Tennessee skies.

Amazing that it’s been 11 years.  When planes started hitting buildings that morning, I wasn’t sure that the world would still be here in 11 years.

Frankly, it all didn’t seem real.  It was a movie, a Bruce Willis blockbuster.  Exploding airplanes are often found in big-budget action pictures, right?  In fact, when I happened to flip the channel just as the second plane hit, I did believe I was seeing a movie.

And then, I stood rooted to the middle of the living room floor with the remote in my hand — speechless — for a long time.

It wasn’t a movie.

It still doesn’t seem real to me.  I think part of that is because I didn’t know anyone who lived or worked in New York and I lived in Tennessee, an agricultural and musical state that’s not particularly offensive to anyone.  (Still live here.)

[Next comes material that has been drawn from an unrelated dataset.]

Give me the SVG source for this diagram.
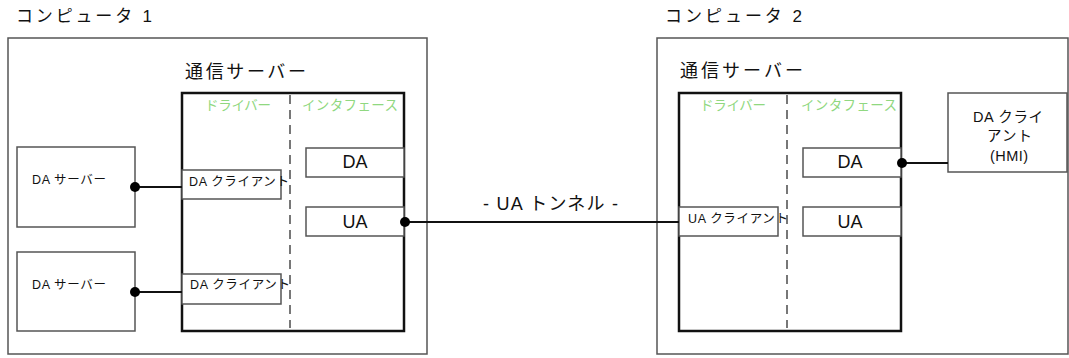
<svg xmlns="http://www.w3.org/2000/svg" width="1069" height="358" viewBox="0 0 1069 358">
<style>
text{font-family:"Liberation Sans","Noto Sans CJK JP",sans-serif;fill:#111}
.title{font-size:17px}
.srv{font-size:18px}
.grn{font-size:13.5px;fill:#90d880}
.small{font-size:12.5px}
.hmi{font-size:14.5px}
.big{font-size:18px}
.outer{fill:#fff;stroke:#555;stroke-width:1.5}
.server{fill:#fff;stroke:#111;stroke-width:2.5}
.box{fill:#fff;stroke:#555;stroke-width:1.5}
.dash{stroke:#777;stroke-width:2;stroke-dasharray:9 6;fill:none}
.wire{stroke:#111;stroke-width:2;fill:none}
.dot{fill:#000}
</style>
<rect width="1069" height="358" fill="#fff"/>
<g id="computer1">
<text class="title" x="16" y="22" textLength="136" lengthAdjust="spacing">コンピュータ 1</text>
<rect class="outer" x="8" y="38" width="419" height="316"/>
<text class="srv" x="185" y="78" textLength="121" lengthAdjust="spacing">通信サーバー</text>
</g>
<g id="server1">
<rect class="server" x="182" y="93" width="222" height="238"/>
<line class="dash" x1="290" y1="95" x2="290" y2="328"/>
<text class="grn" x="205" y="110" textLength="66" lengthAdjust="spacing">ドライバー</text>
<text class="grn" x="302" y="110" textLength="96" lengthAdjust="spacing">インタフェース</text>
</g>
<g id="da1">
<rect class="box" x="306" y="148" width="98" height="29"/>
<text class="big" x="355" y="168" text-anchor="middle">DA</text>
</g>
<g id="ua1">
<rect class="box" x="306" y="207" width="98" height="29"/>
<text class="big" x="355" y="228" text-anchor="middle">UA</text>
</g>
<g id="daserver1">
<rect class="box" x="17" y="147" width="118" height="80"/>
<text class="small" x="32" y="184" textLength="74" lengthAdjust="spacing">DA サーバー</text>
</g>
<g id="daserver2">
<rect class="box" x="17" y="252" width="118" height="79"/>
<text class="small" x="32" y="289" textLength="74" lengthAdjust="spacing">DA サーバー</text>
</g>
<g id="daclient1">
<rect class="box" x="182" y="170" width="99" height="29"/>
<text class="small" x="189" y="186" textLength="100" lengthAdjust="spacing">DA クライアント</text>
</g>
<g id="daclient2">
<rect class="box" x="182" y="274" width="99" height="30"/>
<text class="small" x="190" y="289" textLength="100" lengthAdjust="spacing">DA クライアント</text>
</g>
<g id="computer2">
<text class="title" x="665" y="22" textLength="137" lengthAdjust="spacing">コンピュータ 2</text>
<rect class="outer" x="657" y="38" width="411" height="316"/>
<text class="srv" x="680" y="77" textLength="123" lengthAdjust="spacing">通信サーバー</text>
</g>
<g id="server2">
<rect class="server" x="679" y="93" width="222" height="238"/>
<line class="dash" x1="787" y1="95" x2="787" y2="328"/>
<text class="grn" x="700" y="110" textLength="66" lengthAdjust="spacing">ドライバー</text>
<text class="grn" x="801" y="110" textLength="96" lengthAdjust="spacing">インタフェース</text>
</g>
<g id="da2">
<rect class="box" x="803" y="148" width="98" height="29"/>
<text class="big" x="850" y="168" text-anchor="middle">DA</text>
</g>
<g id="ua2">
<rect class="box" x="803" y="207" width="98" height="29"/>
<text class="big" x="850" y="228" text-anchor="middle">UA</text>
</g>
<g id="uaclient">
<rect class="box" x="679" y="207" width="99" height="29"/>
<text class="small" x="688" y="223" textLength="100" lengthAdjust="spacing">UA クライアント</text>
</g>
<g id="hmi">
<rect class="box" x="948" y="93" width="119" height="79"/>
<text class="hmi" x="973" y="122" textLength="70" lengthAdjust="spacing">DA クライ</text>
<text class="hmi" x="987" y="141" textLength="45" lengthAdjust="spacing">アント</text>
<text class="hmi" x="990" y="161" textLength="38" lengthAdjust="spacing">(HMI)</text>
</g>
<g id="connectors">
<line class="wire" x1="135" y1="187" x2="182" y2="187"/>
<circle class="dot" cx="135" cy="187" r="5"/>
<line class="wire" x1="135" y1="292" x2="182" y2="292"/>
<circle class="dot" cx="135" cy="292" r="5"/>
<line class="wire" x1="404" y1="222" x2="679" y2="222"/>
<circle class="dot" cx="405" cy="222" r="5"/>
<text class="big" x="483" y="210" textLength="135" lengthAdjust="spacing">- UA トンネル -</text>
<line class="wire" x1="901" y1="163" x2="948" y2="163"/>
<circle class="dot" cx="902" cy="163" r="5"/>
</g>
</svg>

So, while the actual events of 9/11 present themselves to me as some distant, horrendous nightmare that won’t entirely fade away, the results of the attacks are tangible, concrete things that offer daily reminders of man’s cruelty.  Rules have changed.  Regulations are different.  Security is heightened.  Giant fences and bulbous, reinforced steel-and-cement barriers have been installed.  Soldiers have been sent into battle, many of whom haven’t returned.  Many have returned minus limbs.  Elections have been decided as a result.

America has changed.

But guess what?  We are still here.  Bin Laden is not.

We live in tragic, interesting times, and some day, far into the future, we will be able to tell our grandchildren about these days.

It may not always be pretty, it may not always be smooth, but America will endure.  I really do believe that.